New Zealand and Pacific Nation Sign Defense Deal, Ending Year-Long Impasse Over CCP Ties

By Rex Widerstrom
Rex Widerstrom
Rex Widerstrom
Rex Widerstrom is a New Zealand-based reporter with over 40 years of experience in media, including radio and print. He is currently a presenter for Hutt Radio.
April 5, 2026Updated: April 6, 2026

More than a year of strained relations between New Zealand and the Cook Islands appears to be at an end with the signing of a new defense and security declaration in Rarotonga.

The Pacific Island nation is part of the Realm of New Zealand, which means that it should consult the New Zealand government before making decisions regarding foreign relations with other countries.

But a year ago it signed a comprehensive strategic partnership with Beijing without seeking New Zealand’s input.

The new deal signals that the Cook Islands has rethought its push for independence from the country.

Aside from the commitment to joint defense and security interests, it will now “engage with New Zealand on any requests for defence and security before engagement with other partners” and only “discharge its foreign policy and diplomatic relationships subject to the constitutional limits of free association.”

Crucially, the new agreement commits both parties to “[upholding] the defence and security interests of New Zealand, the Cook Islands and the Realm as a whole”—something that Wellington is likely to see as incompatible with a close relationship with the Chinese Communist Party (CCP).

The Cook Islands operates in free association with New Zealand, governing its own affairs while New Zealand provides assistance with foreign affairs, disaster relief, and defense. Cook Islanders are New Zealand citizens, and there is a significant diaspora in the country.
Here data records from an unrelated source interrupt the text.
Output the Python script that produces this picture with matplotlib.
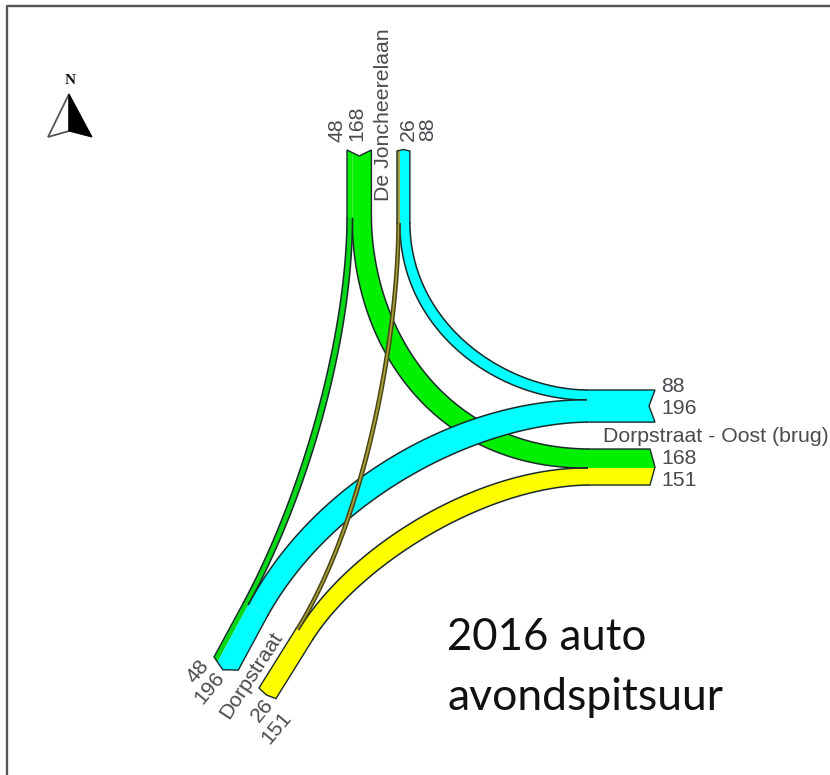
import numpy as np
import matplotlib
matplotlib.use("Agg")
import matplotlib.pyplot as plt
from matplotlib.patches import Polygon

# Flow values (vehicles in the evening rush hour, 2016)
north_out = 48      # De Joncheerelaan -> Dorpstraat (west/south)
north_east = 168    # De Joncheerelaan -> Oost
north_in_south = 26 # Dorpstraat -> De Joncheerelaan
north_in_east = 88  # Oost -> De Joncheerelaan
east_to_south = 196 # Oost -> Dorpstraat
south_to_east = 151 # Dorpstraat -> Oost

CYAN, GREEN, YELLOW = "#00FFFF", "#00F000", "#FFFF00"
DGREEN, OLIVE = "#08D818", "#A8A036"
EDGE = "#1a2a2a"
TXT = "#4a4a50"
SCALE = 0.113

fig = plt.figure(figsize=(8.3, 7.75), dpi=100)
ax = fig.add_axes([0, 0, 1, 1])
ax.set_xlim(0, 830)
ax.set_ylim(775, 0)
ax.axis("off")

# frame: top and left only
ax.plot([7, 7, 830], [775, 5.5, 5.5], color="#555555", lw=1.7, zorder=1)


class Arm:
    def __init__(self, corner, d, perp, length, values, colors, notch):
        self.c = np.array(corner, float)
        self.d = np.array(d, float) / np.hypot(*d)
        self.p = np.array(perp, float) / np.hypot(*perp)
        self.L = length
        self.w = [v * SCALE for v in values]
        self.colors = colors
        self.notch = notch
        self.W = sum(self.w)

    def cap(self, u):
        return self.notch * (1 - abs(2 * u / self.W - 1))

    def base(self, i):
        u = sum(self.w[:i]) + self.w[i] / 2
        return self.c + self.p * u - self.d * self.L

    def draw(self, z=6):
        u0 = 0
        for w, col in zip(self.w, self.colors):
            us = [u0, u0 + w]
            if u0 < self.W / 2 < u0 + w:
                us = [u0, self.W / 2, u0 + w]
            top = [self.c + self.p * u + self.d * self.cap(u) for u in us]
            a = self.c + self.p * u0 - self.d * self.L
            b = self.c + self.p * (u0 + w) - self.d * self.L
            ax.add_patch(Polygon([a] + top + [b], closed=True, fc=col, ec="none", zorder=z))
            u0 += w
        us = [0, self.W / 2, self.W]
        top = np.array([self.c + self.p * u + self.d * self.cap(u) for u in us])
        a = self.c - self.d * self.L
        b = self.c + self.p * self.W - self.d * self.L
        line = np.vstack([a, top, b])
        ax.plot(line[:, 0], line[:, 1], color=EDGE, lw=1.0, zorder=z + 0.1, solid_joinstyle="miter")


def ribbon(A, i, hA, B, j, hB, value, color, z, lw=1.1, edge=EDGE):
    P0, P3 = A.base(i), B.base(j)
    P1, P2 = P0 - A.d * hA, P3 - B.d * hB
    s = np.linspace(0, 1, 120)
    t = s[:, None]
    pts = (1 - t) ** 3 * P0 + 3 * (1 - t) ** 2 * t * P1 + 3 * (1 - t) * t ** 2 * P2 + t ** 3 * P3
    tan = np.gradient(pts, axis=0)
    tan /= np.hypot(tan[:, 0], tan[:, 1])[:, None]
    nor = np.c_[-tan[:, 1], tan[:, 0]]
    w = (value * SCALE / 2 * (1 + 0.15 * np.sin(np.pi * s)))[:, None]
    l, r = pts + nor * w, pts - nor * w
    ax.add_patch(Polygon(np.vstack([l, r[::-1]]), closed=True, fc=color, ec="none", zorder=z))
    ax.plot(l[:, 0], l[:, 1], color=edge, lw=lw, zorder=z + 0.1)
    ax.plot(r[:, 0], r[:, 1], color=edge, lw=lw, zorder=z + 0.1)


north_l = Arm((347, 150), (0, -1), (1, 0), 68, [north_out, north_east], [GREEN, GREEN], -6)
north_r = Arm((397, 151), (0, -1), (1, 0), 72, [north_in_south, north_in_east], [OLIVE, CYAN], 1.5)
east_t = Arm((655, 390), (1, 0), (0, 1), 68, [north_in_east, east_to_south], [CYAN, CYAN], -6)
east_b = Arm((650, 449), (1, 0), (0, 1), 62, [north_east, south_to_east], [GREEN, YELLOW], 5)
sw_l = Arm((214, 657), (-0.476, 0.88), (0.88, 0.476), 62, [north_out, east_to_south], [DGREEN, CYAN], 7)
sw_r = Arm((259, 688), (-0.53, 0.85), (0.85, 0.53), 70, [north_in_south, south_to_east], [YELLOW, YELLOW], 2)

# flow ribbons, bottom to top
ribbon(north_l, 1, 118, east_b, 0, 150, north_east, GREEN, 2)
ribbon(sw_r, 1, 95, east_b, 1, 105, south_to_east, YELLOW, 2)
ribbon(north_r, 1, 105, east_t, 0, 85, north_in_east, CYAN, 2)
ribbon(north_l, 0, 115, sw_l, 0, 130, north_out, DGREEN, 3)
ribbon(sw_l, 1, 140, east_t, 1, 115, east_to_south, CYAN, 4)
ribbon(north_r, 0, 110, sw_r, 0, 130, north_in_south, OLIVE, 5, edge="#4a4618")

for arm in (north_l, north_r, east_t, east_b, sw_l, sw_r):
    arm.draw()

lab = dict(color=TXT, family="Liberation Sans", fontsize=15.3, zorder=10)
for s, x, y in [("48", 337, 130), ("168", 357, 123), ("26", 408, 129), ("88", 428, 129)]:
    ax.text(x, y, s, rotation=90, ha="center", va="center", **lab)
ax.text(383, 115, "De Joncheerelaan", rotation=90, ha="center", va="center", **lab)
for s, x, y in [("88", 661, 386), ("196", 661, 408), ("168", 661, 459), ("151", 661, 480)]:
    ax.text(x, y, s, ha="left", va="center", **lab)
ax.text(603, 436, "Dorpstraat - Oost (brug)", ha="left", va="center", **lab)
for s, x, y in [("48", 198, 671), ("196", 210, 688), ("26", 262, 710), ("151", 277, 728)]:
    ax.text(x, y, s, rotation=50, ha="center", va="center", **lab)
ax.text(251, 675, "Dorpstraat", rotation=57, ha="center", va="center", **lab)

# caption
ax.text(447, 637, "2016 auto", family="Lato", fontsize=31.5, color="#111111", ha="left", va="center", zorder=10)
ax.text(447, 697, "avondspitsuur", family="Lato", fontsize=32, color="#111111", ha="left", va="center", zorder=10)

# north arrow
ax.add_patch(Polygon([(69, 94), (48, 137), (69, 131)], closed=True, fc="white", ec="#555555", lw=1.3, zorder=10))
ax.add_patch(Polygon([(69, 94), (92, 137), (69, 131)], closed=True, fc="black", ec="black", lw=0.8, zorder=10))
ax.text(70, 81, "N", family="Liberation Serif", fontweight="bold", fontsize=11, color="#111111",
        ha="center", va="center", zorder=10)

fig.savefig("out.png", dpi=100)
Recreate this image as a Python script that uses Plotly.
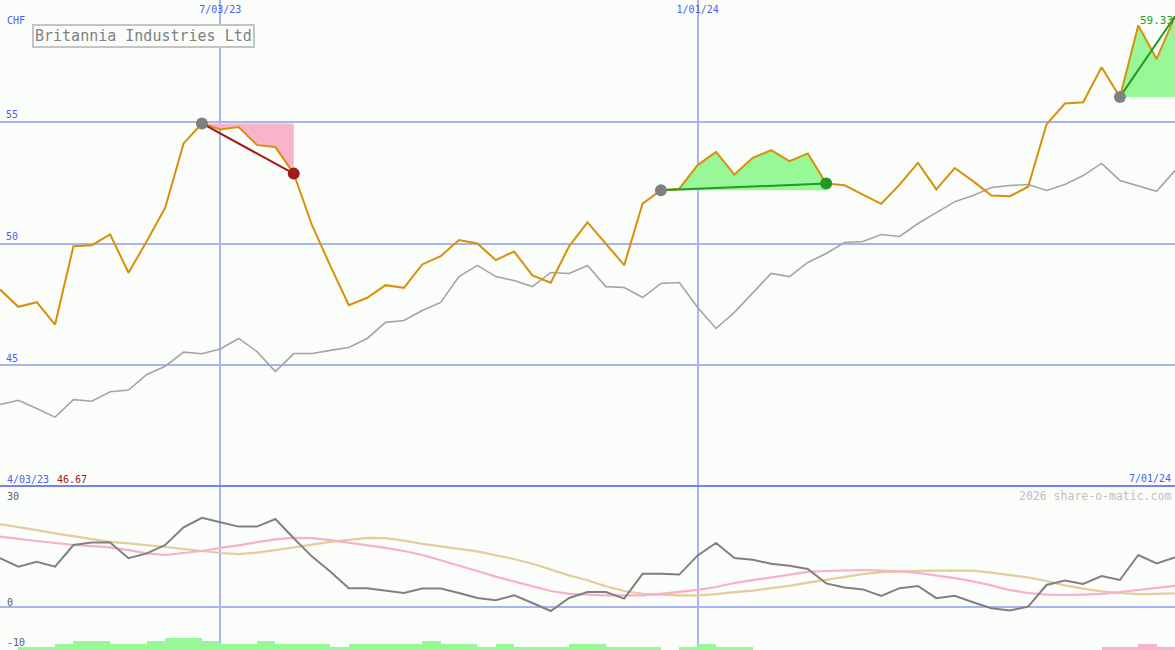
import pandas as pd
import plotly.graph_objects as go

# ---------------- data ----------------
dates = pd.date_range("2023-04-10", periods=65, freq="7D")

price = [48.11, 47.40, 47.59, 46.67, 49.89, 49.93, 50.37, 48.80, 50.10, 51.47,
         54.11, 54.93, 54.68, 54.78, 54.04, 53.96, 52.87, 50.74, 49.07, 47.47,
         47.77, 48.29, 48.18, 49.14, 49.48, 50.14, 50.00, 49.32, 49.67, 48.69,
         48.39, 49.89, 50.87, 50.00, 49.11, 51.64, 52.19, 52.25, 53.22, 53.76,
         52.83, 53.52, 53.83, 53.38, 53.70, 52.46, 52.39, 52.01, 51.63, 52.42,
         53.31, 52.22, 53.10, 52.56, 51.97, 51.94, 52.33, 54.89, 55.75, 55.80,
         57.24, 56.02, 58.95, 57.58, 59.33]

compare = [43.39, 43.56, 43.22, 42.87, 43.59, 43.52, 43.91, 43.98, 44.62, 44.96,
           45.54, 45.47, 45.67, 46.10, 45.56, 44.74, 45.48, 45.48, 45.61, 45.73,
           46.10, 46.76, 46.84, 47.25, 47.58, 48.64, 49.10, 48.64, 48.48, 48.23,
           48.81, 48.77, 49.10, 48.23, 48.19, 47.78, 48.36, 48.40, 47.37, 46.51,
           47.17, 47.99, 48.77, 48.64, 49.22, 49.59, 50.04, 50.08, 50.37, 50.29,
           50.82, 51.27, 51.72, 51.97, 52.30, 52.38, 52.42, 52.18, 52.42, 52.79,
           53.29, 52.59, 52.38, 52.14, 53.00]

osc = [12.2, 10.1, 11.3, 10.1, 15.5, 16.1, 16.1, 12.2, 13.4, 15.5,
       19.9, 22.3, 21.2, 20.1, 20.1, 22.0, 17.2, 12.6, 8.8, 4.7,
       4.7, 4.1, 3.5, 4.6, 4.6, 3.5, 2.25, 1.7, 2.9, 1.0,
       -1.0, 2.25, 3.75, 3.75, 2.1, 8.3, 8.3, 8.1, 12.9, 16.0,
       12.25, 11.8, 10.8, 10.3, 9.5, 5.9, 4.9, 4.4, 2.75, 4.7,
       5.25, 2.2, 2.8, 1.2, -0.3, -0.9, 0.1, 5.5, 6.6, 5.75,
       7.75, 6.75, 13.0, 10.9, 12.4]

osc_pink = [17.6, 17.0, 16.5, 16.0, 15.5, 15.2, 14.9, 14.2, 13.4, 13.0,
            13.5, 14.0, 14.8, 15.4, 16.2, 16.9, 17.3, 17.2, 16.7, 16.1,
            15.5, 14.8, 14.0, 13.0, 11.7, 10.4, 9.0, 7.6, 6.4, 5.2,
            4.0, 3.3, 3.1, 2.9, 2.9, 2.9, 3.3, 3.75, 4.3, 5.0,
            6.0, 6.7, 7.4, 8.2, 8.8, 9.0, 9.2, 9.25, 9.1, 8.9,
            8.5, 7.9, 7.2, 6.4, 5.4, 4.2, 3.5, 3.1, 3.0, 3.1,
            3.3, 3.75, 4.3, 4.9, 5.3]

osc_tan = [20.7, 20.0, 19.2, 18.4, 17.7, 17.0, 16.3, 15.9, 15.5, 15.0,
           14.5, 14.0, 13.5, 13.2, 13.6, 14.2, 14.9, 15.6, 16.3, 16.8,
           17.3, 17.2, 16.6, 15.8, 15.2, 14.6, 13.9, 12.9, 12.0, 10.8,
           9.4, 7.9, 6.7, 5.2, 4.0, 3.3, 3.1, 2.9, 2.9, 3.2,
           3.7, 4.1, 4.7, 5.3, 6.1, 6.8, 7.6, 8.2, 8.7, 8.9,
           9.05, 9.1, 9.1, 9.1, 8.6, 8.0, 7.4, 6.5, 5.4, 4.6,
           3.9, 3.5, 3.2, 3.3, 3.4]

# weekly histogram (one value per interval between points); >0 green, <0 pink
hist = [0, 0.75, 0.75, 1.5, 2.25, 2.25, 1.5, 1.5, 2.25, 3, 3, 2.25, 1.5, 1.5,
        2.25, 1.5, 1.5, 1.5, 0.75, 1.5, 1.5, 1.5, 1.5, 2.25, 1.5, 1.5, 0.75,
        1.5, 0.75, 0.75, 0.75, 1.5, 1.5, 0.75, 0.75, 0.75, 0, 0.75, 1.5, 0.75,
        0.75] + [0] * 19 + [-0.75, -0.75, -1.5, -0.75]

# signals: (start index, end index, kind)
signals = [(11, 16, "sell"), (36, 45, "buy"), (61, 64, "buy")]

grid_dates = ["2023-07-03", "2024-01-01"]
grid_text = ["7/03/23", "1/01/24"]
price_ticks = [45, 50, 55]
title = "Britannia Industries Ltd"
currency = "CHF"
start_label = "4/03/23"
end_label = "7/01/24"
credit = "2026 share-o-matic.com"

# ---------------- styles ----------------
BG = "#fbfdfb"
GRID = "#a8b4f0"
BLUE_TXT = "#4c5cf0"
ORANGE = "#d8900a"
FONT = "DejaVu Sans Mono"
W, H = 1175, 650
SPLIT = 163 / 650
Y2_RANGE = [-10.75, 30]

fig = go.Figure()

# signal fills
for s, e, kind in signals:
    xs = dates[s:e + 1]
    lvl = price[s]
    fc = "#f8b4c8" if kind == "sell" else "#98f898"
    fig.add_trace(go.Scatter(x=xs, y=[lvl] * len(xs), mode="lines",
                             line=dict(width=0), hoverinfo="skip",
                             xaxis="x", yaxis="y"))
    fig.add_trace(go.Scatter(x=xs, y=price[s:e + 1], mode="lines",
                             line=dict(width=0), fill="tonexty", fillcolor=fc,
                             hoverinfo="skip", xaxis="x", yaxis="y"))

# comparison line
fig.add_trace(go.Scatter(x=dates, y=compare, mode="lines",
                         line=dict(color="#a4a4a4", width=1.6),
                         xaxis="x", yaxis="y"))
# price line
fig.add_trace(go.Scatter(x=dates, y=price, mode="lines",
                         line=dict(color=ORANGE, width=2),
                         xaxis="x", yaxis="y"))

# signal lines and markers
for s, e, kind in signals:
    lc = "#a01c1c" if kind == "sell" else "#229922"
    fig.add_trace(go.Scatter(x=[dates[s], dates[e]], y=[price[s], price[e]],
                             mode="lines", line=dict(color=lc, width=2),
                             xaxis="x", yaxis="y"))
    fig.add_trace(go.Scatter(x=[dates[s]], y=[price[s]], mode="markers",
                             marker=dict(color="#808080", size=12),
                             xaxis="x", yaxis="y"))
    if e != len(price) - 1:
        fig.add_trace(go.Scatter(x=[dates[e]], y=[price[e]], mode="markers",
                                 marker=dict(color=lc, size=12),
                                 xaxis="x", yaxis="y"))

# lower panel
fig.add_trace(go.Bar(x=dates[:-1], y=[abs(v) for v in hist],
                     base=Y2_RANGE[0], offset=0,
                     width=7 * 24 * 3600 * 1000,
                     marker=dict(color=["#98f898" if v >= 0 else "#f8b4c8" for v in hist],
                                 line=dict(width=0)),
                     xaxis="x2", yaxis="y2"))
fig.add_trace(go.Scatter(x=dates, y=osc_tan, mode="lines",
                         line=dict(color="#e4cc9c", width=2.2),
                         xaxis="x2", yaxis="y2"))
fig.add_trace(go.Scatter(x=dates, y=osc_pink, mode="lines",
                         line=dict(color="#f8b0c8", width=2.2),
                         xaxis="x2", yaxis="y2"))
fig.add_trace(go.Scatter(x=dates, y=osc, mode="lines",
                         line=dict(color="#808080", width=2),
                         xaxis="x2", yaxis="y2"))

xr = [dates[0], dates[-1]]


def px(x, y):
    return x / W, 1 - y / H


annots = []


def note(text, x, y, color, size=10, xanchor="left", **kw):
    xp, yp = px(x, y)
    annots.append(dict(text=text, x=xp, y=yp, xref="paper", yref="paper",
                       xanchor=xanchor, yanchor="middle", showarrow=False,
                       font=dict(family=FONT, size=size, color=color), **kw))


note(currency, 5, 21, BLUE_TXT)
note(title, 32, 36, "#808080", size=15, bordercolor="#c4c4c4",
     borderwidth=2, borderpad=1, bgcolor=BG)
note(f"{price[-1]:.2f}", 1175, 21, "#22a022", size=11, xanchor="right")
note(start_label, 5, 479, BLUE_TXT)
note(f"{min(price):.2f}", 55, 479, "#a01c1c")
note(end_label, 1173, 478, BLUE_TXT, xanchor="right")
note(credit, 1173, 496, "#c0c0c0", size=11.5, xanchor="right")
note("30", 5, 496, "#606060")
note("0", 5, 602, "#606060")
note("-10", 5, 642, "#606060")

fig.update_layout(
    width=W, height=H,
    margin=dict(l=0, r=0, t=0, b=0),
    paper_bgcolor=BG, plot_bgcolor=BG,
    showlegend=False, hovermode=False,
    bargap=0,
    annotations=annots,
    xaxis=dict(domain=[0, 1], anchor="y", type="date", range=xr,
               tickvals=grid_dates, ticktext=grid_text, side="top",
               ticklabelposition="inside", ticks="", ticklabelstandoff=3,
               tickfont=dict(family=FONT, size=10, color=BLUE_TXT),
               showgrid=True, gridcolor=GRID, gridwidth=2,
               zeroline=False, showline=False),
    xaxis2=dict(domain=[0, 1], anchor="y2", type="date", range=xr,
                matches="x", tickvals=grid_dates, showticklabels=False,
                ticks="", side="top", showgrid=True, gridcolor=GRID,
                gridwidth=2, zeroline=False, showline=True,
                linecolor="#7484ec", linewidth=2),
    yaxis=dict(domain=[SPLIT, 1], anchor="x", range=[40, 60],
               tickvals=price_ticks, ticklabelposition="inside top", ticks="",
               ticklabelstandoff=3,
               tickfont=dict(family=FONT, size=10, color=BLUE_TXT),
               showgrid=True, gridcolor=GRID, gridwidth=2, zeroline=False),
    yaxis2=dict(domain=[0, SPLIT], anchor="x2", range=Y2_RANGE,
                tickvals=[0], showticklabels=False, ticks="",
                showgrid=True, gridcolor=GRID, gridwidth=2, zeroline=False),
)

fig.write_html("out.html", config={"displayModeBar": False},
               post_script="document.body.style.margin='0';")
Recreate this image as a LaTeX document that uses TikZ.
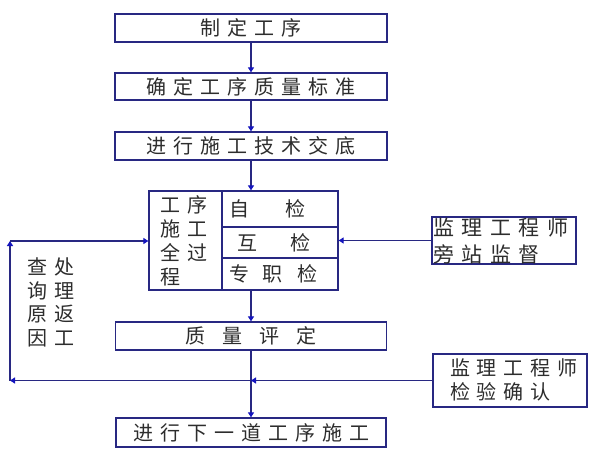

But in February 2025, Cook Islands Prime Minister Mark Brown flew to Beijing, where he met with CCP leader Xi Jinping and emerged with a $4 million grant and a partnership focusing on economic, infrastructure, and maritime cooperation.

Beijing Ties Cause Alarm

That caused alarm in Wellington, Canberra, and Washington, because although the agreement did not explicitly address security and defense, Beijing has a well-established pattern of using financial incentives to open doors in the Pacific, with the next step usually the establishment of a local Chinese police presence—an example being the Solomon Islands, where uniformed CCP police officers are running a “village surveillance” model.

Although Brown, on returning to Rarotonga, assured local reporters that its traditional partner had “nothing to be concerned about,” New Zealand Foreign Minister Winston Peters disagreed and immediately froze $18.2 million in foreign aid—the entire support package for 2025–2026.

Over the previous three years, New Zealand had provided nearly $200 million in aid, which Peters said was based on a “high-trust relationship.” Peters and fellow officials also boycotted the Cook Islands’ 60th anniversary celebrations over the issue.

Other decisions taken by the government in Rarotonga had also caused concern. Brown’s proposal to create separate Cook Islands passports also strained ties and sparked a backlash from his own citizens. However, he later changed his mind.

Allowing Russia to sail its “shadow fleet” under a Cook Islands flag is an ongoing cause of irritation to the United States and its allies, and the revelation that it was considering allowing Beijing to mine critical minerals from the seabed within its exclusive economic zone—one of the world’s largest—caused both environmental and defense concerns, since critical minerals are a key component in modern weapons systems.

Safeguarding U.S. access to them is a key concern of the Trump administration.

New Agreement Sidelines Beijing Deal

The idea of a new passport for Cook citizens appears to be shuttered; the new deal states that the Pacific nation will “uphold the fundamental values upon which New Zealand citizenship is based.”

The commitment to consult New Zealand first before making foreign policy decisions is repeated in different words across several clauses, such as those that commit the Cooks to regular formal discussions on security and defense and to “providing information to New Zealand on defence or security matters … to the fullest extent possible.”

When announcing the agreement, Peters underlined this return to normalcy by noting that both parties were committed to not entering into agreements that may “undermine the commitments” set out in the declaration.

“The strategic environment we face is more complex and contested today than at any other point since New Zealand and the Cook Islands formed our free association relationship in 1965,” Peters said in a statement.

“In that context, it’s vital that New Zealand and the Cook Islands are clear, with one another and third parties, about the nature of our special relationship and our responsibilities to one another in the defence and security domains.”

Although he avoided referring to past disputes, Brown said at the signing ceremony that the declaration was “a new foundation built on clarity, on mutual acknowledgment and on the shared belief that two nations, different in size but equal in dignity, can build something genuinely worth investing in.”

“Good relationships, like good navigation, require periodic reckoning and honest reading of where we are so that we can chart the course ahead with confidence,” he said. “That is what both our governments have done.”